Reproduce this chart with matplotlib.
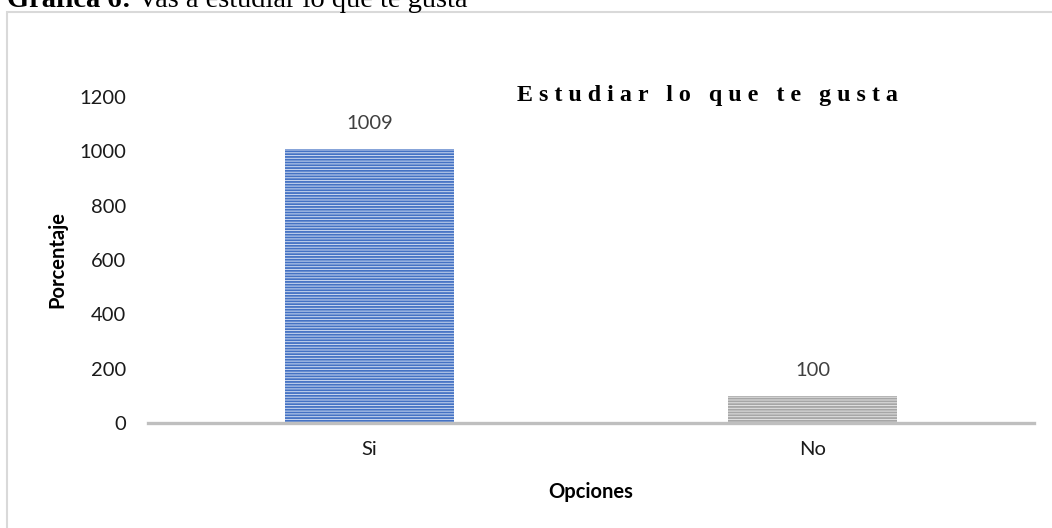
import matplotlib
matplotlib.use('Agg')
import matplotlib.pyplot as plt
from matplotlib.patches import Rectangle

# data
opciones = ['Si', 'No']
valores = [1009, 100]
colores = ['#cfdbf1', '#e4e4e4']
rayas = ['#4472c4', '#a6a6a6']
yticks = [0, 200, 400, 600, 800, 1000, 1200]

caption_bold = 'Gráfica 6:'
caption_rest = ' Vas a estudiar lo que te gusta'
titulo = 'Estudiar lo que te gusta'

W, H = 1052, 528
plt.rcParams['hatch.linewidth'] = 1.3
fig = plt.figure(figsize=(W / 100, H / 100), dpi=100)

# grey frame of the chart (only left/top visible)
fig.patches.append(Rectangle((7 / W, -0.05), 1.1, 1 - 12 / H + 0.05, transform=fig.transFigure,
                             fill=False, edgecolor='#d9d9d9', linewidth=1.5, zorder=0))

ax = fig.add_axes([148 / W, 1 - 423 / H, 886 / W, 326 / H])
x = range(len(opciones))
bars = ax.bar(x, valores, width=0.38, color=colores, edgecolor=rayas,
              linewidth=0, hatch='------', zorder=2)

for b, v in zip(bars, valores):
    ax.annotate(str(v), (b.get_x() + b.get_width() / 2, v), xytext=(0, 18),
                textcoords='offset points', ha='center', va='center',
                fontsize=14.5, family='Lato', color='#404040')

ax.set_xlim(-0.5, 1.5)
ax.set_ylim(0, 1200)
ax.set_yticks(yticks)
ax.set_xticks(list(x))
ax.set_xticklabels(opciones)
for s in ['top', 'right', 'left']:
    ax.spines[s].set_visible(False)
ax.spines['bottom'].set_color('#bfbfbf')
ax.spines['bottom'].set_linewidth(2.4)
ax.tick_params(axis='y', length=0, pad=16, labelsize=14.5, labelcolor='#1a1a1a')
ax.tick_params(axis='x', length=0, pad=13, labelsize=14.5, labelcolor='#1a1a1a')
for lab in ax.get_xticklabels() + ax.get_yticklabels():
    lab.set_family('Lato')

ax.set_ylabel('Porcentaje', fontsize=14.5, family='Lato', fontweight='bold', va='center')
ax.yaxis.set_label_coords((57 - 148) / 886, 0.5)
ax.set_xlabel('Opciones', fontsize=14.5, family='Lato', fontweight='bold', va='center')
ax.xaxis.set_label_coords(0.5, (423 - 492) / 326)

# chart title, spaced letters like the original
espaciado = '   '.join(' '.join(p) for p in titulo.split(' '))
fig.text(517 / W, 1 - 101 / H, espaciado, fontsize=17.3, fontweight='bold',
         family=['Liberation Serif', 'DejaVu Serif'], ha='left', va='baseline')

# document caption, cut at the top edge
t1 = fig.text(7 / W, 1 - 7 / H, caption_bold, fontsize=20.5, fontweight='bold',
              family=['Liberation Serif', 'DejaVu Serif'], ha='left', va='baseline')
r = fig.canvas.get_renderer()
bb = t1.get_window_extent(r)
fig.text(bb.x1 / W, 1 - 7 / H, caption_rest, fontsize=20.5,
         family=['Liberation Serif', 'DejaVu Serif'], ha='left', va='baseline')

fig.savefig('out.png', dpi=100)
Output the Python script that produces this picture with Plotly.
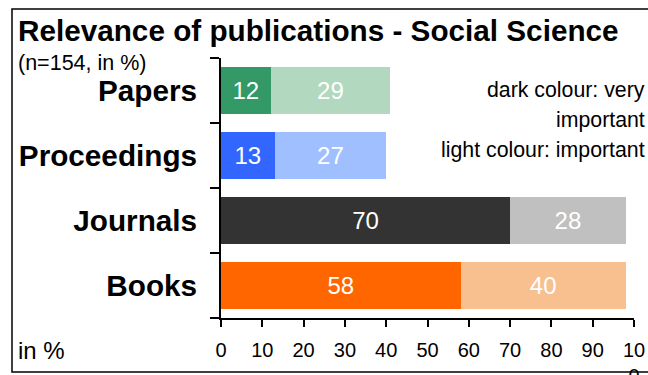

------------

→ Instructions for the task: Nothing but the pictures may be dropped; output the records above exactly.

→ The reply:
Reproduce this chart with matplotlib.
import matplotlib
matplotlib.use('Agg')
import matplotlib.pyplot as plt
from matplotlib.patches import Rectangle

# data
opciones = ['Si', 'No']
valores = [1009, 100]
colores = ['#cfdbf1', '#e4e4e4']
rayas = ['#4472c4', '#a6a6a6']
yticks = [0, 200, 400, 600, 800, 1000, 1200]

caption_bold = 'Gráfica 6:'
caption_rest = ' Vas a estudiar lo que te gusta'
titulo = 'Estudiar lo que te gusta'

W, H = 1052, 528
plt.rcParams['hatch.linewidth'] = 1.3
fig = plt.figure(figsize=(W / 100, H / 100), dpi=100)

# grey frame of the chart (only left/top visible)
fig.patches.append(Rectangle((7 / W, -0.05), 1.1, 1 - 12 / H + 0.05, transform=fig.transFigure,
                             fill=False, edgecolor='#d9d9d9', linewidth=1.5, zorder=0))

ax = fig.add_axes([148 / W, 1 - 423 / H, 886 / W, 326 / H])
x = range(len(opciones))
bars = ax.bar(x, valores, width=0.38, color=colores, edgecolor=rayas,
              linewidth=0, hatch='------', zorder=2)

for b, v in zip(bars, valores):
    ax.annotate(str(v), (b.get_x() + b.get_width() / 2, v), xytext=(0, 18),
                textcoords='offset points', ha='center', va='center',
                fontsize=14.5, family='Lato', color='#404040')

ax.set_xlim(-0.5, 1.5)
ax.set_ylim(0, 1200)
ax.set_yticks(yticks)
ax.set_xticks(list(x))
ax.set_xticklabels(opciones)
for s in ['top', 'right', 'left']:
    ax.spines[s].set_visible(False)
ax.spines['bottom'].set_color('#bfbfbf')
ax.spines['bottom'].set_linewidth(2.4)
ax.tick_params(axis='y', length=0, pad=16, labelsize=14.5, labelcolor='#1a1a1a')
ax.tick_params(axis='x', length=0, pad=13, labelsize=14.5, labelcolor='#1a1a1a')
for lab in ax.get_xticklabels() + ax.get_yticklabels():
    lab.set_family('Lato')

ax.set_ylabel('Porcentaje', fontsize=14.5, family='Lato', fontweight='bold', va='center')
ax.yaxis.set_label_coords((57 - 148) / 886, 0.5)
ax.set_xlabel('Opciones', fontsize=14.5, family='Lato', fontweight='bold', va='center')
ax.xaxis.set_label_coords(0.5, (423 - 492) / 326)

# chart title, spaced letters like the original
espaciado = '   '.join(' '.join(p) for p in titulo.split(' '))
fig.text(517 / W, 1 - 101 / H, espaciado, fontsize=17.3, fontweight='bold',
         family=['Liberation Serif', 'DejaVu Serif'], ha='left', va='baseline')

# document caption, cut at the top edge
t1 = fig.text(7 / W, 1 - 7 / H, caption_bold, fontsize=20.5, fontweight='bold',
              family=['Liberation Serif', 'DejaVu Serif'], ha='left', va='baseline')
r = fig.canvas.get_renderer()
bb = t1.get_window_extent(r)
fig.text(bb.x1 / W, 1 - 7 / H, caption_rest, fontsize=20.5,
         family=['Liberation Serif', 'DejaVu Serif'], ha='left', va='baseline')

fig.savefig('out.png', dpi=100)
Output the Python script that produces this picture with Plotly.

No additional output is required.